Reprenons donc le problème du côté psychologique, et essayons de remonter ainsi jusqu’à l’effet premier de l’émotion agréable ou de l’émotion douloureuse.


III.

Si les physiologistes avaient considéré les émotions dans leurs élémens psychologiques, ils se seraient mieux rendu compte de leurs manifestations ; ils n’auraient pas abouti parfois à une confusion inextricable. M. Warner en est un exemple : il exclut systématiquement « toute considération subjective et psychologique; » par cela même, il se prive de fil conducteur dans le labyrinthe des mouvemens expressifs.

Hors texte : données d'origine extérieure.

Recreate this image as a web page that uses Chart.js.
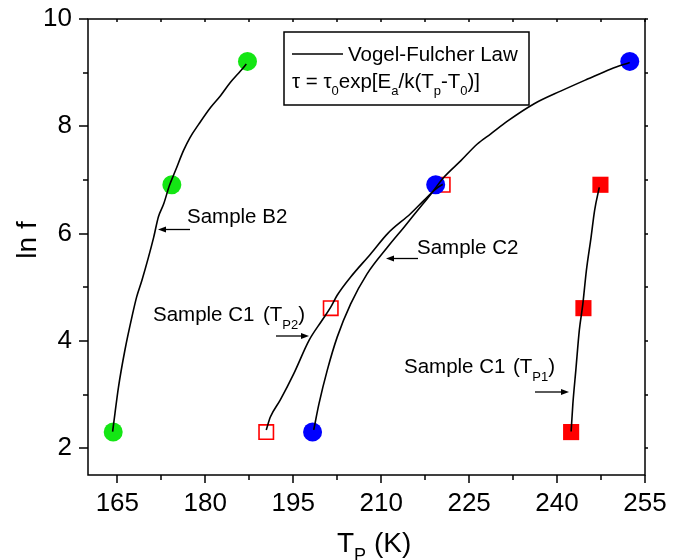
<!DOCTYPE html>
<html>
<head>
<meta charset="utf-8">
<script src="https://cdn.jsdelivr.net/npm/chart.js@4.4.0/dist/chart.umd.min.js"></script>
<style>
  html, body { margin: 0; padding: 0; background: #fff; }
  #wrap { width: 673px; height: 560px; }
</style>
</head>
<body>
<div id="wrap"><canvas id="chart" width="673" height="560"></canvas></div>
<script>
const FONT = '"Liberation Sans", Arial, sans-serif';

// measured peaks, ln f at f = 10, 100, 1000, 10000 Hz
const b2T = [164.3, 174.3, 187.2];
const b2LnF = [2.30, 6.91, 9.21];
const c2T = [198.3, 219.3, 252.4];
const c2LnF = [2.30, 6.91, 9.21];
const c1p2T = [190.4, 201.4, 220.5];
const c1p2LnF = [2.30, 4.61, 6.91];
const c1p1T = [242.4, 244.5, 247.4];
const c1p1LnF = [2.30, 4.61, 6.91];

// Vogel-Fulcher fit curves
const b2FitT = [164.2, 164.6, 165.2, 166.3, 167.5, 168.3, 169.2, 171.2, 172.0, 172.9, 173.9, 174.9, 176.3, 177.4, 178.9, 180.9, 182.6, 184.3, 186.0, 187.0];
const b2FitLnF = [2.31, 2.65, 3.14, 3.83, 4.45, 4.82, 5.13, 5.93, 6.31, 6.55, 6.90, 7.17, 7.55, 7.79, 8.04, 8.35, 8.57, 8.82, 9.03, 9.16];
const c2FitT = [198.5, 199.4, 200.8, 202.5, 204.8, 207.6, 211.1, 213.9, 216.2, 218.5, 220.7, 223.6, 226.4, 228.7, 231.6, 236.1, 240.7, 245.2, 249.2, 252.4];
const c2FitLnF = [2.34, 2.83, 3.45, 4.07, 4.69, 5.25, 5.75, 6.12, 6.43, 6.74, 7.05, 7.36, 7.67, 7.86, 8.10, 8.42, 8.66, 8.88, 9.07, 9.19];
const c1p2FitT = [190.4, 191.1, 192.8, 195.1, 197.7, 199.9, 201.4, 202.5, 204.8, 208.2, 211.1, 215.0, 217.3, 219.3, 220.5];
const c1p2FitLnF = [2.34, 2.58, 2.90, 3.39, 4.01, 4.38, 4.63, 4.85, 5.19, 5.62, 6.00, 6.37, 6.62, 6.83, 6.92];
const c1p1FitT = [242.4, 242.7, 243.2, 243.8, 244.4, 245.0, 245.8, 246.4, 247.2];
const c1p1FitLnF = [2.31, 2.83, 3.45, 4.20, 4.69, 5.31, 5.93, 6.43, 6.86];

const xTicks = [165, 180, 195, 210, 225, 240, 255];
const xMinorTicks = [172.5, 187.5, 202.5, 217.5, 232.5, 247.5];
const yTicks = [2, 4, 6, 8, 10];
const yMinorTicks = [3, 5, 7, 9];

const toPts = (xs, ys) => xs.map((x, i) => ({ x: x, y: ys[i] }));

function fitLine(xs, ys) {
    return {
        data: toPts(xs, ys),
        showLine: true,
        borderColor: "#000",
        borderWidth: 1.6,
        pointRadius: 0,
        cubicInterpolationMode: "monotone",
    };
}

function markers(xs, ys, style, radius, fill, stroke) {
    return {
        data: toPts(xs, ys),
        showLine: false,
        pointStyle: style,
        pointRadius: radius,
        pointHoverRadius: radius,
        backgroundColor: fill,
        borderColor: stroke || fill,
        borderWidth: stroke ? 1.6 : 0,
    };
}

// draws text with subscript parts: [text, isSub]
function richText(ctx, x, y, parts, size, subSize, subDy) {
    parts.forEach(([txt, sub]) => {
        ctx.font = (sub ? subSize : size) + "px " + FONT;
        ctx.fillText(txt, x, sub ? y + subDy : y);
        x += ctx.measureText(txt).width;
    });
    return x;
}

function arrow(ctx, x1, y, x2) {
    const dir = x2 > x1 ? 1 : -1;
    ctx.beginPath();
    ctx.moveTo(x1, y);
    ctx.lineTo(x2 - dir * 6, y);
    ctx.lineWidth = 1.3;
    ctx.stroke();
    ctx.beginPath();
    ctx.moveTo(x2, y);
    ctx.lineTo(x2 - dir * 8, y - 3);
    ctx.lineTo(x2 - dir * 8, y + 3);
    ctx.closePath();
    ctx.fill();
}

const decorations = {
    id: "decorations",
    afterDraw(chart) {
        const ctx = chart.ctx;
        const a = chart.chartArea;
        const xs = chart.scales.x;
        const ys = chart.scales.y;
        ctx.save();
        ctx.strokeStyle = "#000";
        ctx.fillStyle = "#000";

        // frame
        ctx.lineWidth = 1.5;
        ctx.strokeRect(a.left, a.top, a.right - a.left, a.bottom - a.top);

        // ticks
        ctx.beginPath();
        xTicks.concat(xMinorTicks).forEach((v) => {
            const px = Math.round(xs.getPixelForValue(v));
            const major = xTicks.includes(v);
            ctx.moveTo(px, a.bottom);
            ctx.lineTo(px, a.bottom + (major ? 8 : 5));
            ctx.moveTo(px, a.top);
            ctx.lineTo(px, a.top + 3);
        });
        yTicks.concat(yMinorTicks).forEach((v) => {
            const py = Math.round(ys.getPixelForValue(v));
            const major = yTicks.includes(v);
            ctx.moveTo(a.left, py);
            ctx.lineTo(a.left - (major ? 9 : 5), py);
            ctx.moveTo(a.right, py);
            ctx.lineTo(a.right + 3, py);
        });
        ctx.stroke();

        // legend box
        ctx.lineWidth = 1.5;
        ctx.strokeRect(284, 32, 245, 73);
        ctx.beginPath();
        ctx.moveTo(292, 54);
        ctx.lineTo(343, 54);
        ctx.stroke();
        ctx.textBaseline = "alphabetic";
        ctx.textAlign = "left";
        ctx.font = "20.5px " + FONT;
        ctx.fillText("Vogel-Fulcher Law", 348, 61);
        richText(ctx, 292, 88, [
            ["\u03c4 = \u03c4"], ["0", true], ["exp[E"], ["a", true], ["/k(T"],
            ["p", true], ["-T"], ["0", true], [")]"],
        ], 20.5, 13, 7);

        // sample labels
        ctx.font = "20.5px " + FONT;
        ctx.fillText("Sample B2", 187, 223);
        arrow(ctx, 190, 229.5, 158);
        ctx.font = "20.5px " + FONT;
        ctx.fillText("Sample C2", 417, 254);
        arrow(ctx, 418, 258.5, 386);

        ctx.font = "20.5px " + FONT;
        ctx.fillText("Sample C1", 153, 321);
        richText(ctx, 263, 321, [["(T"], ["P2", true], [")"]], 20.5, 13, 8);
        arrow(ctx, 276, 336, 309);

        ctx.font = "20.5px " + FONT;
        ctx.fillText("Sample C1", 404, 373);
        richText(ctx, 513, 373, [["(T"], ["P1", true], [")"]], 20.5, 13, 8);
        arrow(ctx, 535, 392, 569);

        // axis titles
        richText(ctx, 337, 552, [["T"], ["P", true], [" (K)"]], 28, 18, 9);
        ctx.save();
        ctx.translate(28, 240);
        ctx.rotate(-Math.PI / 2);
        ctx.textAlign = "center";
        ctx.textBaseline = "middle";
        ctx.font = "28px " + FONT;
        ctx.fillText("ln f", 0, 0);
        ctx.restore();

        ctx.restore();
    },
};

new Chart(document.getElementById("chart"), {
    type: "scatter",
    data: {
        datasets: [
            fitLine(b2FitT, b2FitLnF),
            fitLine(c2FitT, c2FitLnF),
            fitLine(c1p2FitT, c1p2FitLnF),
            fitLine(c1p1FitT, c1p1FitLnF),
            markers(b2T, b2LnF, "circle", 9.5, "#14e614"),
            markers(c2T, c2LnF, "circle", 9.5, "#0000ff"),
            markers(c1p2T, c1p2LnF, "rect", 10.2, "#ffffff", "#ff0000"),
            markers(c1p1T, c1p1LnF, "rect", 11.4, "#ff0000"),
        ],
    },
    options: {
        responsive: false,
        animation: false,
        events: [],
        layout: { padding: { top: 19, right: 28, left: 0, bottom: 0 } },
        plugins: {
            legend: { display: false },
            tooltip: { enabled: false },
        },
        scales: {
            x: {
                type: "linear",
                min: 160,
                max: 255,
                afterBuildTicks: (s) => { s.ticks = xTicks.map((v) => ({ value: v })); },
                afterFit: (s) => {
                    s.height = 85;
                    s.paddingLeft = 0;
                    s.paddingRight = 0;
                },
                grid: { display: false, drawTicks: false },
                border: { display: false },
                ticks: {
                    padding: 13,
                    color: "#000",
                    maxRotation: 0,
                    autoSkip: false,
                    font: { family: FONT, size: 26 },
                },
            },
            y: {
                type: "linear",
                min: 1.5,
                max: 10,
                afterBuildTicks: (s) => { s.ticks = yTicks.map((v) => ({ value: v })); },
                afterFit: (s) => {
                    s.width = 88;
                    s.paddingTop = 0;
                    s.paddingBottom = 0;
                },
                grid: { display: false, drawTicks: false },
                border: { display: false },
                ticks: {
                    padding: 16,
                    color: "#000",
                    autoSkip: false,
                    font: { family: FONT, size: 26 },
                },
            },
        },
    },
    plugins: [decorations],
});
</script>
</body>
</html>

Est-ce que l’expression, encore une fois, ne suppose pas par définition même un rapport avec le mental ? Il faut donc partir des phénomènes mentaux élémentaires. Or, dans toute passion, il y a d’abord un élément intellectuel, — perception ou idée, — puis un élément sensible, — plaisir et douleur, — Enfin un élément volitif, — Désir et aversion. D’ailleurs, il n’y a pas un seul changement mental qui ne soit, à divers degrés, sensation, émotion et volition, pas plus qu’il n’y a de mouvement possible dans l’organisme qui ne soit afférent par son point d’entrée, central par son point d’arrivée et afférent par son point de sortie. Il faut donc, pour rendre compte d’un mouvement expressif, chercher: 1° l’état sensitif et intellectuel qu’il exprime ; 2° l’état affectif; 3° l’attitude correspondante de la volonté.

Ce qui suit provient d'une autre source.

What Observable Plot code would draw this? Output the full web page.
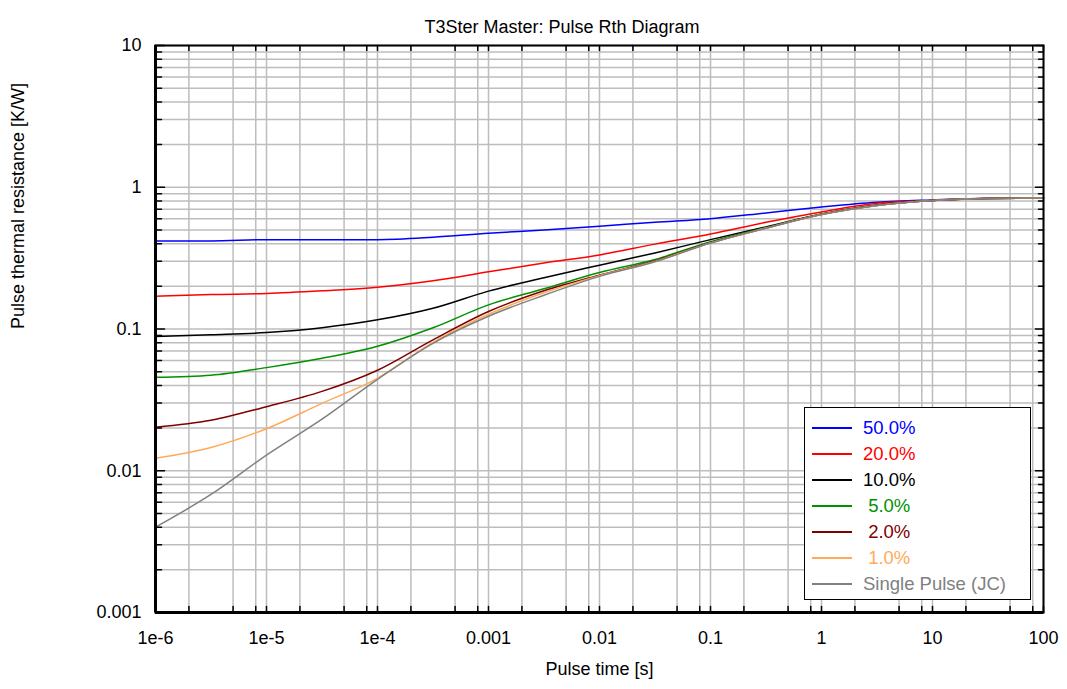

C’est en effet ce que l’expérience confirme. Il y a en premier lieu, dans toute passion, des mouvemens qui expriment l’effet intellectuel produit sur les organes des sens et sur les centres cérébraux de perception ou de représentation. La bouche, organe du goût, le nez, organe de l’odorat, les mains et la surface du corps, organes du toucher, les oreilles, les yeux, prennent toujours une part directe ou indirecte à l’expression de tout sentiment. Le travail intellectuel de perception, ou celui de simple représentation, s’exprime aussi toujours par l’afflux du sang à la tête, par les signes de l’effort d’attention.